The Fed’s recent 25bps rate cuts came as investors were pondering weak US job data and the prospect of rising inflation
Though the announcements of new tariffs have become less frenetic in recent weeks, markets are still in a wait-and-see mode, pondering how much price pass-through costs will end up affecting consumer price indices. Following on from a burst of front-loading in the early months of the year, markets are waiting for more clarity on what companies – both exporters and US importers – and consumers are doing now the tariffs are largely in place.
Aside from ongoing debates regarding the accuracy or reliability of Bureau of Labor Statistics (BLS) surveys, the US jobs market is weakening, and rates were quick to already price in the Federal Reserve’s September policy rate cut of 25 basis points to a range of 4%-4.25%. Questions remain as to whether we are likely to see further rate cuts before year-end.

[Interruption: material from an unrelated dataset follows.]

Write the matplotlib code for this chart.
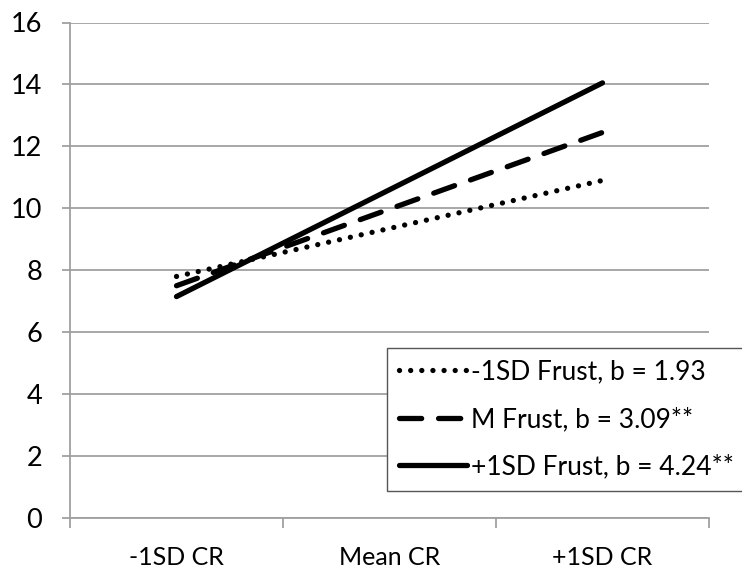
import numpy as np
import matplotlib
matplotlib.use('Agg')
import matplotlib.pyplot as plt

# chart data
categories = ['-1SD CR', 'Mean CR', '+1SD CR']
low_frust = [7.8, 10.9]      # -1SD Frust
mean_frust = [7.5, 12.45]    # M Frust
high_frust = [7.15, 14.05]   # +1SD Frust
labels = ['-1SD Frust, b = 1.93', 'M Frust, b = 3.09**', '+1SD Frust, b = 4.24**']
yticks = [0, 2, 4, 6, 8, 10, 12, 14, 16]

plt.rcParams['font.family'] = ['Lato', 'DejaVu Sans']

fig = plt.figure(figsize=(7.42, 5.76), dpi=100)
ax = fig.add_axes([70/742, 58/576, 639/742, 495.5/576])

x_ends = [0, 2]  # lines run from -1SD CR to +1SD CR
ax.plot(x_ends, low_frust, color='black', lw=3.8, linestyle=(0, (0.01, 2.1)),
        dash_capstyle='round', solid_capstyle='round', label=labels[0])
ax.plot(x_ends, mean_frust, color='black', lw=3.8, linestyle=(0, (4.2, 3.2)),
        dash_capstyle='round', label=labels[1])
ax.plot(x_ends, high_frust, color='black', lw=3.8, solid_capstyle='round', label=labels[2])

ax.set_xlim(-0.5, 2.5)
ax.set_ylim(0, 16)
ax.set_yticks(yticks)
ax.set_xticks(range(len(categories)))
ax.set_xticklabels(categories)
ax.set_xticks([-0.5, 0.5, 1.5, 2.5], minor=True)

ax.yaxis.grid(True, color='#a0a0a0', lw=1.3)
ax.set_axisbelow(True)
for s in ['top', 'right']:
    ax.spines[s].set_visible(False)
for s in ['left', 'bottom']:
    ax.spines[s].set_color('#a0a0a0')
    ax.spines[s].set_linewidth(1.3)

ax.tick_params(axis='y', length=6, color='#a0a0a0', width=1.3, labelsize=19.5, pad=14)
ax.tick_params(axis='x', which='major', length=0, labelsize=18, pad=20)
ax.tick_params(axis='x', which='minor', length=7, color='#a0a0a0', width=1.3)

leg = fig.legend(loc='center', bbox_to_anchor=(387/742, 87/576, 356/742, 139/576),
                 mode='expand', fontsize=19, frameon=True, fancybox=False,
                 edgecolor='#555555', framealpha=1, handlelength=2.6,
                 handletextpad=0.15, labelspacing=0.85, borderpad=0.45,
                 borderaxespad=0)
leg.get_frame().set_linewidth(1.0)

fig.savefig('out.png', dpi=100)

At the Federal Open Market Committee press conference in early August, Fed chair Jay Powell, signalled the Fed’s view that any boost to inflation from tariffs should only be temporary – and repeatedly stressed the risks in the labour market.
Though August’s weak Nonfarm Payrolls report shocked rates and the risk markets at the time, it did not prove to be a real game changer, and the positive “AI paradigm” narrative remains the most significant guiding force for stocks and risk more generally.
The outcome of the trade negotiations between China and the US, the world’s two biggest economies, has been postponed until later this year. Although Beijing’s economic power makes it a more difficult entity to be ‘bullied’ by rafts of sanctions, the country’s economy is still to emerge from its years-long relative – for China – economic malaise.
While Chinese policymakers battle to transition the economy from high investment to high (-quality) consumption, their efforts have been dogged by unfavourable demographics as well as swathes of corporate debt, most acutely accumulated by the beleaguered property sector. Producer price index (PPI) numbers in China are still in thrall to deflation and consumer data suggests that here, too, inflation remains very low.
Bonds: yield curves steepen amid concerns over US employment
After his Jackson Hole speech in August, Powell repeated the Fed’s contention that policy could be eased even if inflation – boosted by tariffs – remains higher for many months, now that concerns about employment were ‘top of mind’. Despite September’s rate cut, there is less consensus on how rapidly subsequent cuts may happen.
Given job revisions – and the firing of the head of the BLS in August – analysing the next set of payroll numbers and ascertaining an accurate picture of the unemployment rate has become much harder, and not just for the Fed. Despite increased uncertainty surrounding the macroeconomic picture, as well as the unprecedented political pressure (and behind-the-scenes machinations) on both Powell and other Fed members, rates and risk markets seem to be pricing in a relatively benign outlook.
Though US curve steepening has happened, as seen across the developed world’s bond markets, more bearish forecasters suggest that it should be steeper yet and that possibly complacency is seeping in, given the fiscal outlook, ongoing tariff uncertainties, as well as ominous clouds building over the Fed’s independence credentials.
In Europe, another French government has fallen, again over contentious budget plans. Bund-OAT spreads have stayed near the wides reached during last summer’s political turbulence when first one then another government collapsed in the space of a few months. Thus, markets seem to be OK with current valuations given the ‘bad news’ already priced into OATs combined with an overlay of reasonably positive outlook for Europe risk generally.
There are tail risks, of course. If the political landscape in France continues to reveal a country wholly incapable of reining in its fiscal laxity, then further rating downgrades could become inevitable. And such political instability in France does Europe no favours, particularly with Russia emboldened by a lack of a concerted effort by the current US administration to rein in Moscow’s war against Ukraine.
Currencies: threats to Fed independence point to weaker US dollar
The conventional economic theory playbook for higher US trade tariffs, along with evidence from the first Trump administration, would argue for a stronger dollar. The argument runs that US consumers and businesses alike buy fewer imports, thus reducing demand for foreign currencies (so fewer sellers of USD), and that US tariffs tended to appreciate the US dollar, offsetting some of the tariff effects pushing import prices higher.
In addition to scrutinising the Fed’s move to cut its policy rate, and the direction of monetary policy, this year another wrinkle has appeared for the US currency – that of Fed independence.
The White House’s nomination of Stephen Miran to the Fed’s board of governors puts renewed focus on the administration’s currency interventionist stance. Months before his appointment, Miran notably proposed a “Mar-a-Lago Accord” to realign global trade and currency systems, and to broadly weaken the US currency while simultaneously preserving its reserve currency status.
Miran has also discussed the need for significant Fed/monetary policy reform, which critics have argued could result in giving the president much greater sway over both US monetary policy as well as the regulatory environment more generally.
With Miran’s appointment now confirmed by the Senate, we still await news on who is likely to take over from Powell when his term ends next year. Personnel changes at the Fed are keenly watched, as they have the capacity to unsettle market confidence as well as both strengthen or weaken the outlook for the US currency.